25.12.12

Presentes de Natal

Por Maria Filomena Mónica
NESTE NATAL, os presentes de luxo acabaram: decidi nada oferecer que excedesse os 5 euros. Entre os adultos, depois de termos reconhecido que a descoberta de qualquer coisa em lojas repletas de gente dava mais trabalho do que a alegria sentida por quem recebia o objecto, optámos por nada trocar. O meu filho não concordou, mas teve de aceitar o voto da maioria. Faltava convencer os netos. Telefonei-lhes, com pezinhos de lã, mas quando uma das netas me comunicou desejar um Micro Pig – um porquinho vivo, estilo bonsai, que se vende pela Net – decidi não auscultar as aspirações dos irmãos.

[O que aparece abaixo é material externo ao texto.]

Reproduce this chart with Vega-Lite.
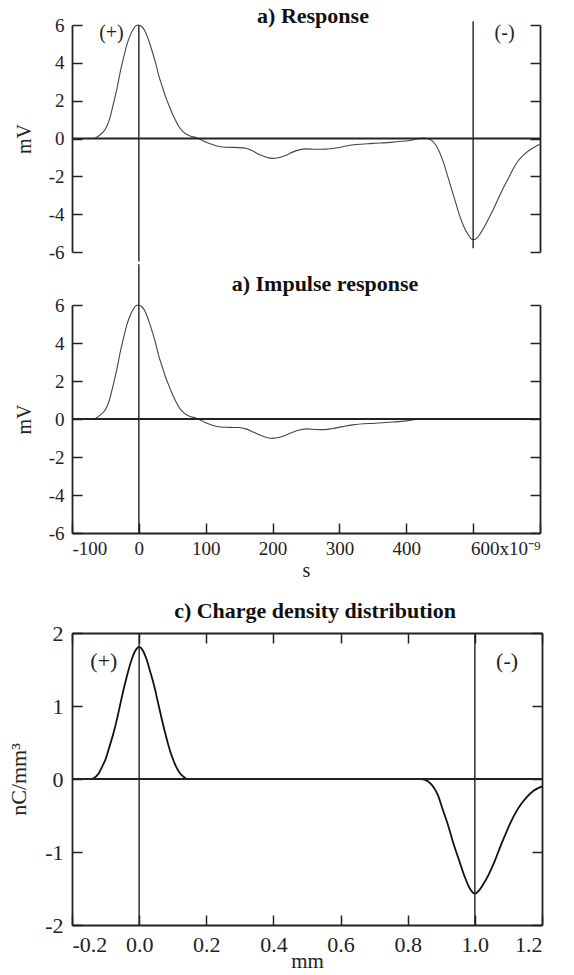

Em suma, filhos e netos vão ser corridos a livros baratos, como o ensaio de Mónica Leal da Silva, «A Crise, a Família e a Crise da Família» (da Relógio d´Água /FFMS, que custa 3.50 euros em versão brochada). O Natal é a festa da família, não é? É assim o momento para sobre ela reflectir. A autora, que vive nos EUA, capta a nossa atenção nas primeiras linhas: «Antes do politicamente correcto, a praça pública era um lugar mais boçal». A frase talvez alegre os representantes da direita e enfureça os de esquerda, mas nem uns nem outros têm razão, porque ela é uma livre pensadora, não no sentido jacobino associado a estes termos, mas no sentido, antigo, o de alguém que não se deixa encarcerar dentro de ortodoxias. Eis o que diz no final: «Este livro foi escrito em particular a pensar em todos os que, sem emprego, sem ordenado nem a satisfação de uma carreira e de um título, trabalham discretamente, mas com energia e generosidade, para as suas famílias e as dos outros».

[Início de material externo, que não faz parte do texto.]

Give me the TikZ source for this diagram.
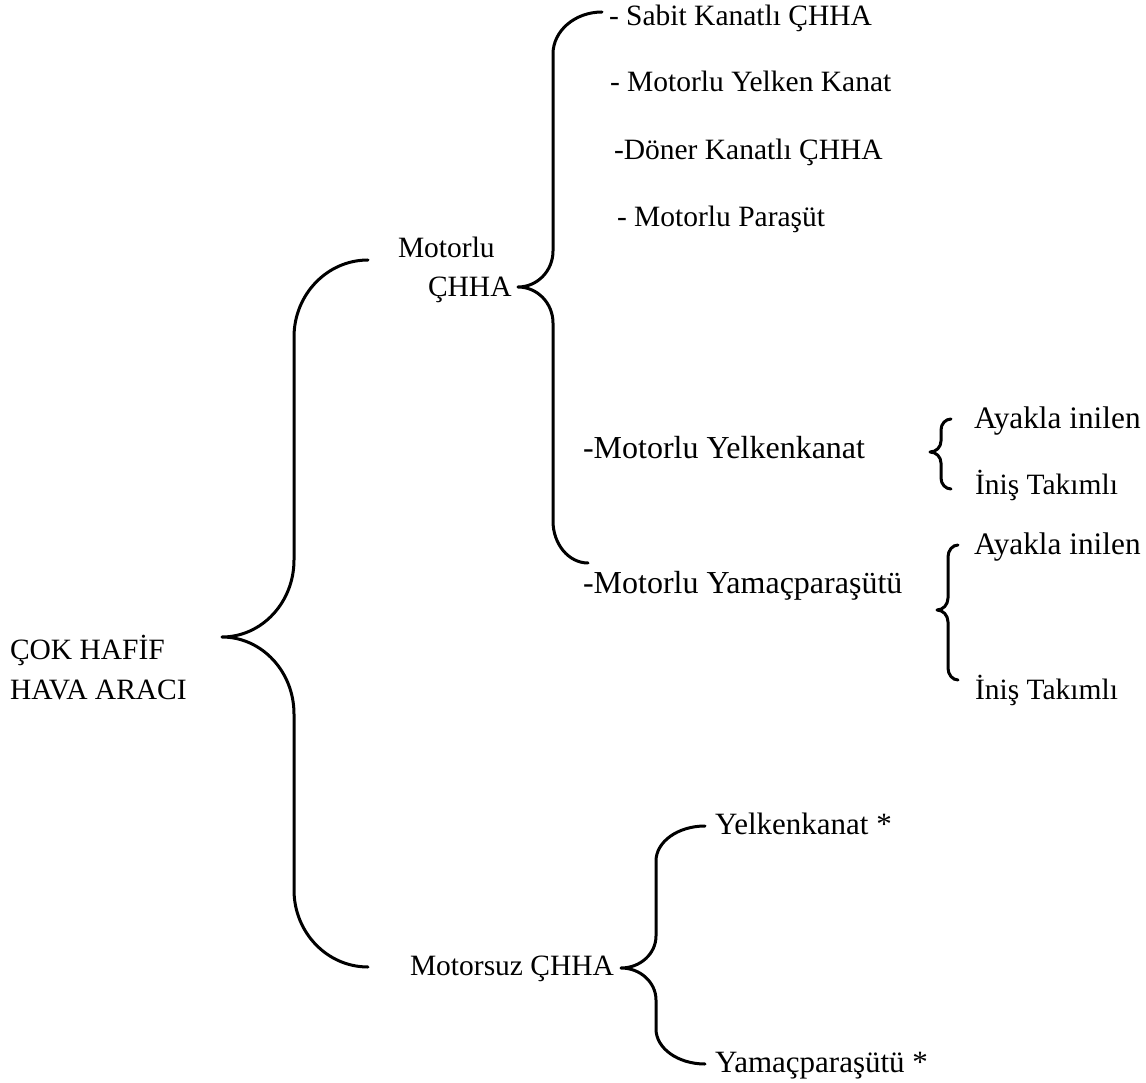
\documentclass[tikz,border=0pt]{standalone}
\usepackage{fontspec}
\setmainfont{Liberation Serif}
\newfontfamily\tnrfont{Liberation Serif}
\begin{document}
\begin{tikzpicture}[x=1pt,y=-1pt,
  lbl/.style={anchor=base west,inner sep=0pt,outer sep=0pt,font=\tnrfont\fontsize{29.5}{34}\selectfont},
  lblb/.style={lbl,font=\tnrfont\fontsize{32}{36}\selectfont},
  lbld/.style={lbl,font=\tnrfont\fontsize{31.3}{36}\selectfont},
  lblc/.style={lbl,font=\tnrfont\fontsize{31}{36}\selectfont},
  brace/.style={line width=3pt,line cap=round,line join=round}]
\useasboundingbox (0,0) rectangle (1146,1083);
\newcommand{\drawbrace}[9]{%
  \draw[brace] (#1,#2) .. controls ({#1-0.552*(#1-#3)},#2) and (#3,{#2+0.448*#8}) .. (#3,{#2+#8})
   -- (#3,{#5-#9}) .. controls (#3,{#5-0.448*#9}) and ({#4+0.552*(#3-#4)},#5) .. (#4,#5)
   .. controls ({#4+0.552*(#3-#4)},#5) and (#3,{#5+0.448*#9}) .. (#3,{#5+#9})
   -- (#3,{#7-#8}) .. controls (#3,{#7-0.448*#8}) and ({#6-0.552*(#6-#3)},#7) .. (#6,#7);}
% root
\node[lbl] (root1) at (10,659) {ÇOK HAFİF};
\node[lbl] (root2) at (10,699) {HAVA ARACI};
% big brace
\drawbrace{368}{260}{294}{222}{637}{368}{967}{77}{77}
% motorlu
\node[lbl] (mot1) at (398,258) {Motorlu};
\node[lbl] (mot2) at (428,297) {ÇHHA};
\drawbrace{602}{12}{553}{518}{287}{588}{563}{42}{36}
\node[lbl] (a1) at (609,26) {- Sabit Kanatlı ÇHHA};
\node[lbl] (a2) at (610,92) {- Motorlu Yelken Kanat};
\node[lbl] (a3) at (614,160) {-Döner Kanatlı ÇHHA};
\node[lbl] (a4) at (617,227) {- Motorlu Paraşüt};
\node[lblb] (a5) at (583,458) {-Motorlu Yelkenkanat};
\node[lblb] (a6) at (583,593) {-Motorlu Yamaçparaşütü};
% small braces
\drawbrace{951}{419}{941}{930}{452}{951}{489}{11}{11}
\node[lbld] (b1) at (974,428) {Ayakla inilen};
\node[lbl] (b2) at (975,494) {İniş Takımlı};
\drawbrace{958}{545}{948}{937}{610}{958}{680}{12}{12}
\node[lbld] (c1) at (974,554) {Ayakla inilen};
\node[lbl] (c2) at (975,699) {İniş Takımlı};
% motorsuz
\node[lbl] (ms) at (410,975) {Motorsuz ÇHHA};
\drawbrace{705}{826}{656}{621}{968}{705}{1064}{35}{32}
\node[lblc] (d1) at (715,834) {Yelkenkanat *};
\node[lblc] (d2) at (715,1072) {Yamaçparaşütü *};
\end{tikzpicture}
\end{document}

Tal é o peso das ortodoxias que hoje é quase impossível abordar o tema da família sem gritos de todos os lados: a esquerda não gosta do assunto e a direita só é capaz de dele falar em termos idealistas. Apesar de louvar o Estado Social, a autora defende que o mesmo não pode servir de desculpa para esquecer quem, junto de nós, está a sofrer com a crise. Daí o seu ênfase na família: «Este texto é uma defesa da família como rede social insubstituível». Logo a seguir, relembra uma coisa que, por ser incómoda, tendemos a meter debaixo do tapete: «As famílias podem ser pesadas, não por precisarem de nós, mas porque têm uma capacidade única de nos magoar». 
Leal da Silva aborda ainda outros assuntos, como o papel dos homens no lar; o trabalho, o emprego e o prestígio social; as dificuldades da chamada geração sanduíche, composta por mulheres, entaladas entre pais que envelhecem e filhos que crescem; a relação entre a escola e a família; e o que se esconde sob o eufemismo «flexibilidade laboral». O facto de ser capaz de falar, num tom aparentemente leve, de obras académicas e de filmes de ficção, de jornais diários e de letras de canções, de poesia moderna e dos Proceedings of the National Academy of Sciences provém da sua louvável displicência em relação às modernas pretensões universitárias.